Hot Weather Affects Memory In Multiple Sclerosis Patients
Feb 18, 2011 15:07
As the heat rages on, patients with multiple sclerosis (MS) are left worse for wear as hotter temperatures may be worsening their symptoms, particular when it comes to thinking and memory problems. Numbness, limb weakness, and problems with balance and vision are among the most widely known symptoms of the disease, but problems with thinking and memory are also very common.
Researchers had tested the memories and information processing abilities of MS patients and people without the disease at different points during the year. They found that when exposed to the heat during warmer seasons, the MS patients performed worse on the cognitive tests. No seasonal difference was seen in test performance among people without multiple sclerosis:
Neurologist Barbara Giesser, MD, says the link between hot weather and worsening MS symptoms has been recognized for more than 100 years.
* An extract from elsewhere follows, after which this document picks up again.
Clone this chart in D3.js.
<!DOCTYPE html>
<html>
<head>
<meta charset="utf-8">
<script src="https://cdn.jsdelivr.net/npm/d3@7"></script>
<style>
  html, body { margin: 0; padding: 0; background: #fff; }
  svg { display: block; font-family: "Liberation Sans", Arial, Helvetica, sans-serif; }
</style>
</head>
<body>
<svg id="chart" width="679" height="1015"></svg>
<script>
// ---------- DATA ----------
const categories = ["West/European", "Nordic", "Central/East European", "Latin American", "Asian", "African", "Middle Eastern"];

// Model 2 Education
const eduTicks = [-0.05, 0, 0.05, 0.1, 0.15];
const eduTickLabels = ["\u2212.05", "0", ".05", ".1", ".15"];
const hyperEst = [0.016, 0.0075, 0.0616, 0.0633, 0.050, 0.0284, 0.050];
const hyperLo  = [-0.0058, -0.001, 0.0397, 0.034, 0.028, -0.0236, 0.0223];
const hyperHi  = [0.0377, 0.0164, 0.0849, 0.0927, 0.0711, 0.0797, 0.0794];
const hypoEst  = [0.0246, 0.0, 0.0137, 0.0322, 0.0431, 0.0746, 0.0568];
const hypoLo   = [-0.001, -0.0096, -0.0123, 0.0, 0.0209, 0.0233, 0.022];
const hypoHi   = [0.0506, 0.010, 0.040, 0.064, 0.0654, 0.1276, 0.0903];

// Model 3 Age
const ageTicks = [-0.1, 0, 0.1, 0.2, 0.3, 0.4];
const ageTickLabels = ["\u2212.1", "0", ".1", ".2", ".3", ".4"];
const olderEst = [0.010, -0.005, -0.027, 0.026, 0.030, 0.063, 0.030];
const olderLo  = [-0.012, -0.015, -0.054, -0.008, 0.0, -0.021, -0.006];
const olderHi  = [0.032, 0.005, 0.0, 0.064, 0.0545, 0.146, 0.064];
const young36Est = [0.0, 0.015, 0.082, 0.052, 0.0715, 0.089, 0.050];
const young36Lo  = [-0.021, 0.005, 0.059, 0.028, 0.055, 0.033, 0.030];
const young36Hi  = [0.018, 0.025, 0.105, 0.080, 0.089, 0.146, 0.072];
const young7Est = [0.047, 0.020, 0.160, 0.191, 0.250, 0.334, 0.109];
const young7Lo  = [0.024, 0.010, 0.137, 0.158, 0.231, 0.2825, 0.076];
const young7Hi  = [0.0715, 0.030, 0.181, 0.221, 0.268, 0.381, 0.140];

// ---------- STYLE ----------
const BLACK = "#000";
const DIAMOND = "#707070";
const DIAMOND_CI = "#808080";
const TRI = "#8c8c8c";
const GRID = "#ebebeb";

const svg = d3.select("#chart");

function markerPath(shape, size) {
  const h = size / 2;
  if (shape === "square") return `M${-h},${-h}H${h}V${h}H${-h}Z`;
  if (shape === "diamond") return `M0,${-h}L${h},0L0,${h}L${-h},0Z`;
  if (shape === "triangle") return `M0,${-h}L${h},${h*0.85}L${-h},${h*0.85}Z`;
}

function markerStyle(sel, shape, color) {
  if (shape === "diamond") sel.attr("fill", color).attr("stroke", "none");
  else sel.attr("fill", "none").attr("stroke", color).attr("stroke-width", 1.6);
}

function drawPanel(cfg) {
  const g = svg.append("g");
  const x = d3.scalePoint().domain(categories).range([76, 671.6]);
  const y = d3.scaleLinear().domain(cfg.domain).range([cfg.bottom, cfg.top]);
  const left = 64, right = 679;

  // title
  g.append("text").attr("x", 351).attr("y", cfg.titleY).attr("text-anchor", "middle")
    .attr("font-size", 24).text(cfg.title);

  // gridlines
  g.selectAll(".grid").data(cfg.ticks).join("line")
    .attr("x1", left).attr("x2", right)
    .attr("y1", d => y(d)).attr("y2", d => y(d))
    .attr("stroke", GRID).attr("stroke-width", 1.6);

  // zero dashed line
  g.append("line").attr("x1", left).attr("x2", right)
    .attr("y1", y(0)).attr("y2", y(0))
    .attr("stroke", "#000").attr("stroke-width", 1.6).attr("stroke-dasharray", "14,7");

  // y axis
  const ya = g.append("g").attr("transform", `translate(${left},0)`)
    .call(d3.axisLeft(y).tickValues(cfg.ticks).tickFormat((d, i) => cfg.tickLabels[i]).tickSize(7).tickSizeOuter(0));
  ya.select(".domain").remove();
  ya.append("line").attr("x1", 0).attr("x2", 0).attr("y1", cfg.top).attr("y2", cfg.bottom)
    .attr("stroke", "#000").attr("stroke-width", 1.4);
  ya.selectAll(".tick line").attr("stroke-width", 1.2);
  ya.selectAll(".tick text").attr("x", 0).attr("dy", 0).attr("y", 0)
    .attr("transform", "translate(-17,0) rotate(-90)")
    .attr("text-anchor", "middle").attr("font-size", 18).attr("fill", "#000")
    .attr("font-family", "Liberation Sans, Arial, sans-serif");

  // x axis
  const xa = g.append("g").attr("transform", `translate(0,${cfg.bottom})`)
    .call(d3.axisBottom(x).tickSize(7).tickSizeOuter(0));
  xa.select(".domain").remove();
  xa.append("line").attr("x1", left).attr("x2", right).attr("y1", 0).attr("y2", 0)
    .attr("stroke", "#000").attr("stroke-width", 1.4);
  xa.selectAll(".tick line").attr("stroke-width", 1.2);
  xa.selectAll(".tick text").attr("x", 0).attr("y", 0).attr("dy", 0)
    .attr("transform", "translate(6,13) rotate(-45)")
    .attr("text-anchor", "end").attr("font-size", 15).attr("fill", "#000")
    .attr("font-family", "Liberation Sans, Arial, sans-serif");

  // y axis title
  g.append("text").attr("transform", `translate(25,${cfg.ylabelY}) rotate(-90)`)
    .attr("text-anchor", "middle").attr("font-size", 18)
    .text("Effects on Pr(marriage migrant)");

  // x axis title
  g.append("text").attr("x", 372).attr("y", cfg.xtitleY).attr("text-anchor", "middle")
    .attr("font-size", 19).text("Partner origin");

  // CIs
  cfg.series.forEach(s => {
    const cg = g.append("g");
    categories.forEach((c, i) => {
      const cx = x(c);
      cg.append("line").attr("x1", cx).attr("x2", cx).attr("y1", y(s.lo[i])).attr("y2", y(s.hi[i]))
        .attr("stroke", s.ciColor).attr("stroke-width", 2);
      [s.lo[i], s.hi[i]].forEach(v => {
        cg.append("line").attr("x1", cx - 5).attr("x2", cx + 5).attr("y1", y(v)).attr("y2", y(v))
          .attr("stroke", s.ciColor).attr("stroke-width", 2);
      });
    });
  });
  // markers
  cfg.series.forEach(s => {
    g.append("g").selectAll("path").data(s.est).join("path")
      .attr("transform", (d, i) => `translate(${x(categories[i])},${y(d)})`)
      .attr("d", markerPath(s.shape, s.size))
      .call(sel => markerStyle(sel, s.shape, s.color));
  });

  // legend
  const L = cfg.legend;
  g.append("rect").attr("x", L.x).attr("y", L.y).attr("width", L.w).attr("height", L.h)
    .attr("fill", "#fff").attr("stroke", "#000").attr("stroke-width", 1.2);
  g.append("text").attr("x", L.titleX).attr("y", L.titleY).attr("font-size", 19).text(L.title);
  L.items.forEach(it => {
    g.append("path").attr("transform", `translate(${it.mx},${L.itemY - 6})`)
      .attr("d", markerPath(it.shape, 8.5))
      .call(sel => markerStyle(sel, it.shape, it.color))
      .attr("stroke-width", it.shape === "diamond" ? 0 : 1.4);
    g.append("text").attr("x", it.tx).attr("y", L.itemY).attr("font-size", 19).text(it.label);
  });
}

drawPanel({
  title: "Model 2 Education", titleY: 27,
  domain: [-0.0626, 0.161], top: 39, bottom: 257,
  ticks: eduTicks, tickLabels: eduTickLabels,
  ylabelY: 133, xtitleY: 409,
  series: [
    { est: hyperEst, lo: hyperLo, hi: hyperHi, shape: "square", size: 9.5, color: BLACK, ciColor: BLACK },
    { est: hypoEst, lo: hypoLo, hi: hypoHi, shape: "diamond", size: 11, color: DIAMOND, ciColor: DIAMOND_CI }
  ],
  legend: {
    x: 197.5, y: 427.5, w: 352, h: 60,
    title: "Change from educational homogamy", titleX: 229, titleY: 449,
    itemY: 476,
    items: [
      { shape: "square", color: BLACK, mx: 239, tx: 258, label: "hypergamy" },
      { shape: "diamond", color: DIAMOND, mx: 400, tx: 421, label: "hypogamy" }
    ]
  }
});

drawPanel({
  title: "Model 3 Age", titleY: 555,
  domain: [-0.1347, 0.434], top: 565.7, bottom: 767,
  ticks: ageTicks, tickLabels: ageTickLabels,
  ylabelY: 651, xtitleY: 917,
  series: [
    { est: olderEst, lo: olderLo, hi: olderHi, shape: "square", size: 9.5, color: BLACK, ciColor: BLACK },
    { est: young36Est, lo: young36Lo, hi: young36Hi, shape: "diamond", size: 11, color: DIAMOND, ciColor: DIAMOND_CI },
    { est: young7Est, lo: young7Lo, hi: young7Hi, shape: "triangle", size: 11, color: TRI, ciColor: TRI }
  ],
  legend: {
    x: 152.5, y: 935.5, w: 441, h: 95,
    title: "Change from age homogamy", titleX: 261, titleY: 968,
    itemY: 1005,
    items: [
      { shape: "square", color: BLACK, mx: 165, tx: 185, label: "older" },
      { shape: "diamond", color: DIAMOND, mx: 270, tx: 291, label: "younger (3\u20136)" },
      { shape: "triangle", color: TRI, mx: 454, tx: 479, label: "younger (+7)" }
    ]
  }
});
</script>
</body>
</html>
"At the turn of the 20th century, long before we had MRIs and fancy diagnostics, one way of diagnosing MS was the 'hot bath' test," she says. "They would put the patient in a tub of very hot water and if their symptoms worsened, the diagnosis was confirmed."
A brain imaging study published last summer by researchers at Harvard University showed that MS-associated brain lesions actually occur more often in warmer months than in colder ones.
Heat appears to slow down nerve impulses that are already impaired by the disease, Giesser says.
"Basically nerves are electrical cables," she says. "MS damages the insulation and short circuits the nerves so that they don't conduct signals as efficiently. If you heat up a damaged nerve, that causes further problems."
The study was presented Thursday at the 63rd annual meeting of the American Academy of Neurology in Honolulu.